Still, I appreciate the author brilliant idea of preparing problems with similar background and same title(is it same for Bronze as well?). It is not that easy to come up with a large number of problems that all of them can share same background. The first moment when I realized the names of problems in next division were all same as the previous division, I was just expecting problems with greater constraints, stricter limitations to increase the difficulty of the problems, but it turns out to be in 9 of the problems, only two of them overlaps, which is quite a small number than I expected.
This contest is really memorable to me. As I long time did not participate USACO, my previous division was Silver. As a result, I participated in the Silver contest, and got in-contest promotion to the Gold division, and participated in the Gold contest, and got in-contest promotion again to the Platinum division, and finally, participated in the Platinum contest.
So I decided to share all my solutions and ideas to the contest from Silver division to Platinum division.
As the solutions are quite long, I decide to split the solutions into 3 parts according to their divisions. This can also let us discuss the solutions for different divisions without colliding on the same comment.
Silver Division
Problem 1. Why Did the Cow Cross the Road
By getting maximum number of pair (i, j) such that Aj ≤ Ti ≤ Bj, we can greedily match each j to some i. We can perform this by starting from the chicken with smallest Ti, greedily match this chicken to the cow (that fulfill Aj ≤ Ti ≤ Bj) with the maximum Bj. I used
priority_queue
as a heap to do so.Problem 2. Why Did the Cow Cross the Road II
We can just pre-compute the prefix sum so that we can calculate the number of damaged signals with range i..i + K - 1. And thus we can iterate through all possible i to find the answer.
Problem 3. Why Did the Cow Cross the Road III
Before looking for the answer, we can first find the groups of cows that they can visit each other without crossing any road.

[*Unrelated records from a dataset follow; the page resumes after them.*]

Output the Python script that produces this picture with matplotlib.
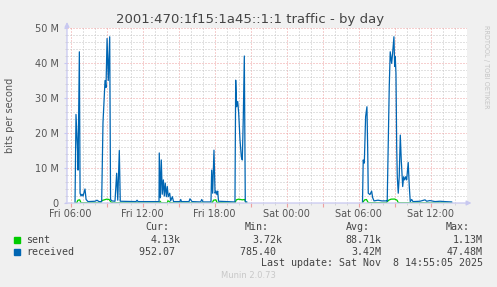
import numpy as np
import matplotlib
matplotlib.use("Agg")
import matplotlib.pyplot as plt
from matplotlib.patches import Rectangle

# hours since Fri 00:00, values in Mbit/s (nan = no data)
recv_hours = [6.36, 6.44, 6.57, 6.61, 6.72, 6.78, 6.86, 6.94, 7.03, 7.19, 7.28, 7.44, 8.03, 8.19, 8.36,
              8.58, 8.69, 8.86, 8.94, 9.03, 9.13, 9.25, 9.32, 9.44, 9.69, 9.83, 9.92, 10.05, 10.13,
              11.44, 11.53, 11.61, 13.36, 13.38, 13.47, 13.55, 13.63, 13.72, 13.80, 13.88, 13.97,
              14.05, 14.13, 14.25, 14.33, 14.47, 14.57, 15.11, 15.17, 15.23, 15.86, 15.94, 16.11,
              16.83, 16.92, 17.03, 17.69, 17.75, 17.83, 17.94, 18.03, 18.11, 18.19, 18.25, 18.32,
              19.69, 19.75, 19.83, 19.92, 20.00, 20.11, 20.22, 20.30, 20.38, 20.47, 20.55, 20.67,
              25.0,
              30.32, 30.38, 30.47, 30.58, 30.69, 30.75, 30.80, 30.94, 31.08, 31.17, 31.28, 31.61,
              31.94, 32.33, 32.38, 32.55, 32.63, 32.75, 32.83, 32.94, 33.00, 33.05, 33.11, 33.17,
              33.22, 33.30, 33.38, 33.47, 33.55, 33.67, 33.75, 33.83, 33.92, 34.00, 34.13, 34.22,
              34.30, 34.42, 34.53, 35.11, 35.53, 35.67, 35.94, 36.36, 36.78, 37.19, 37.75]
recv_vals = [0.3, 25.3, 15.0, 9.4, 43.2, 2.8, 2.0, 2.5, 2.0, 4.0, 1.0, 0.4, 0.5, 0.8, 0.4,
             0.4, 23.0, 35.0, 33.0, 47.0, 35.0, 47.5, 1.0, 0.6, 0.5, 8.5, 0.8, 15.0, 0.5,
             0.4, 0.8, 0.4, 0.4, 14.3, 1.5, 12.3, 2.5, 6.6, 2.0, 5.7, 1.8,
             4.7, 1.8, 2.8, 0.6, 1.8, 0.4, 0.4, 1.0, 0.4, 0.4, 1.2, 0.4,
             0.3, 1.0, 0.3, 0.3, 9.4, 2.8, 15.1, 2.8, 3.4, 2.4, 3.4, 0.5,
             0.3, 35.1, 27.5, 29.0, 25.7, 18.0, 13.2, 12.3, 23.7, 42.0, 0.4, 0.3,
             np.nan,
             0.3, 12.3, 11.4, 24.7, 27.5, 16.0, 2.8, 2.4, 3.4, 1.5, 0.6, 0.8,
             0.6, 0.6, 0.5, 33.2, 43.2, 39.9, 42.8, 47.5, 39.0, 41.8, 37.0, 16.0,
             7.5, 2.8, 7.5, 19.4, 12.3, 4.7, 7.5, 6.6, 7.5, 6.6, 11.6, 4.7,
             0.4, 1.0, 0.4, 0.5, 0.9, 0.5, 0.7, 0.4, 0.5, 0.4, 0.3]

sent_hours = [6.36, 6.5, 6.6, 6.75, 6.85, 7.0, 8.5, 8.6, 8.8, 9.0, 9.2, 9.35, 9.5, 13.4, 13.45, 13.55,
              14.05, 14.1, 14.2, 14.3, 17.8, 17.9, 18.1, 18.2, 19.7, 19.8, 20.0, 20.3, 20.5, 20.6, 20.67,
              25.0,
              30.32, 30.5, 30.65, 30.8, 32.3, 32.5, 32.7, 33.0, 33.2, 33.3, 33.5, 37.75]
sent_vals = [0.02, 0.05, 0.8, 0.9, 0.1, 0.05, 0.05, 0.7, 0.9, 1.1, 1.0, 0.3, 0.05, 0.05, 0.5, 0.05,
             0.05, 0.6, 0.5, 0.05, 0.05, 0.8, 0.9, 0.1, 0.05, 0.9, 1.1, 0.9, 1.0, 0.1, 0.05,
             np.nan,
             0.05, 0.9, 1.0, 0.1, 0.05, 0.8, 1.1, 1.13, 0.8, 0.1, 0.05, 0.03]

tick_hours = [6, 9, 12, 15, 18, 21, 24, 27, 30, 33, 36]
tick_labels = ["Fri 06:00", "", "Fri 12:00", "", "Fri 18:00", "", "Sat 00:00", "", "Sat 06:00", "", "Sat 12:00"]
ytick_vals = [0, 10, 20, 30, 40, 50]
ytick_labels = ["0", "10 M", "20 M", "30 M", "40 M", "50 M"]

legend_rows = [("sent", "#00cc00", "4.13k", "3.72k", "88.71k", "1.13M"),
               ("received", "#0066b3", "952.07 ", "785.40 ", "3.42M", "47.48M")]

W, H = 497, 287
fig = plt.figure(figsize=(W / 100, H / 100), dpi=100, facecolor="#f0f0f0")


def fx(px):
    return px / W


def fy(py):
    return 1 - py / H


ax = fig.add_axes([fx(67), fy(203), fx(400), 175 / H])
ax.set_facecolor("white")
txt = "#555555"
axis_col = "#c8c8f0"

ax.set_xlim(5.69, 39.03)
ax.set_ylim(0, 50)
ax.set_xticks(tick_hours)
ax.set_xticklabels(tick_labels)
ax.set_xticks(np.arange(6, 39, 1), minor=True)
ax.set_yticks(ytick_vals)
ax.set_yticklabels(ytick_labels)
ax.set_yticks(np.arange(0, 51, 2), minor=True)
ax.grid(which="minor", color="#c4c4c4", linestyle=(0, (1, 2)), linewidth=0.72)
ax.grid(which="major", color="#eea0a0", linestyle=(0, (1, 2)), linewidth=0.72)
ax.set_axisbelow(True)
ax.tick_params(which="major", axis="x", length=3, color="#eea0a0", labelsize=7, labelcolor=txt, pad=1.5)
ax.tick_params(which="major", axis="y", length=2, color=axis_col, labelsize=7, labelcolor=txt, pad=4)
ax.tick_params(which="minor", length=1.5, color="#d0d0d0")
for s in ax.spines.values():
    s.set_visible(False)

ax.plot(sent_hours, sent_vals, color="#00cc00", linewidth=0.9)
ax.plot(recv_hours, recv_vals, color="#0066b3", linewidth=0.9)

# axes with arrows
ax.annotate("", xy=(1.018, 0), xytext=(-0.01, 0), xycoords="axes fraction",
            arrowprops=dict(arrowstyle="-|>", color=axis_col, lw=0.9, mutation_scale=7))
ax.annotate("", xy=(0, 1.05), xytext=(0, -0.01), xycoords="axes fraction",
            arrowprops=dict(arrowstyle="-|>", color=axis_col, lw=0.9, mutation_scale=7))

fig.text(fx(250), fy(19), "2001:470:1f15:1a45::1:1 traffic - by day", ha="center", va="center",
         fontsize=9.5, color="#444444")
fig.text(fx(10), fy(115), "bits per second", rotation=90, ha="center", va="center", fontsize=7, color=txt)
fig.text(fx(486), fy(25), "RRDTOOL / TOBI OETIKER", rotation=270, ha="center", va="top",
         fontsize=4.7, color="#c4c4c4")

mono = dict(family="DejaVu Sans Mono", fontsize=7.2, color="#444444", va="center")
for hx, h in zip([157, 257, 358, 458], ["Cur:", "Min:", "Avg:", "Max:"]):
    fig.text(fx(hx), fy(227), h, ha="center", **mono)
col_ends = [181, 282.3, 381.7, 482.7]
for i, (name, col, cur, mn, avg, mx) in enumerate(legend_rows):
    yy = 240 + i * 11.7
    fig.add_artist(Rectangle((fx(14), fy(yy + 3)), fx(6), 6 / H, color=col, transform=fig.transFigure))
    fig.text(fx(26.5), fy(yy), name, ha="left", **mono)
    for xe, v in zip(col_ends, [cur, mn, avg, mx]):
        fig.text(fx(xe), fy(yy), v, ha="right", **mono)
fig.text(fx(482.7), fy(263.3), "Last update: Sat Nov  8 14:55:05 2025", ha="right", **mono)
fig.text(fx(248), fy(276), "Munin 2.0.73", ha="center", va="center", fontsize=6, color="#c8c8c8")

fig.savefig("out.png", dpi=100, facecolor=fig.get_facecolor())
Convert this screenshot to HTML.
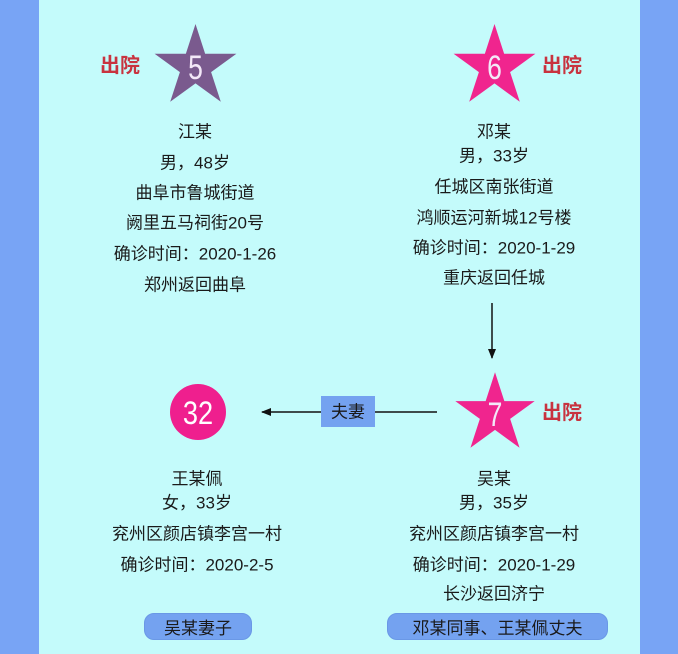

This can be done by simply DFS, we can go from (x, y) to (x', y') only if there are no roads between them and they are adjacent grids.
At last, we can compute the answer by knowing the fact that the cows in seperated groups are distant with each other. Therefore, if we have M groups in total, and the i - th group consists of Gi cows, the answer is G2 × G1 + G3 × (G1 + G2) + G4 × (G1 + G2 + G3).... We can quickly calculate the answer with the aid of calculating the prefix sum of Gi.
Gold Division
Problem 1. Why Did the Cow Cross the Road
I solved this with Dijkstra(this is my first thought after reading the problem, I am quite sure there are easier solutions). Let us denote dist[x][y][k] as the minimum cost to reach (x, y) such that this is the (k mod 3)-th step from the starting point. We will only add the cost Gi, j if the previous k is 2, otherwise, the additional cost is zero.
Problem 2. Why Did the Cow Cross the Road II
Before talking about the solution to this problem, I have to state that this is the easier version of the Problem 2 in Platinum Division.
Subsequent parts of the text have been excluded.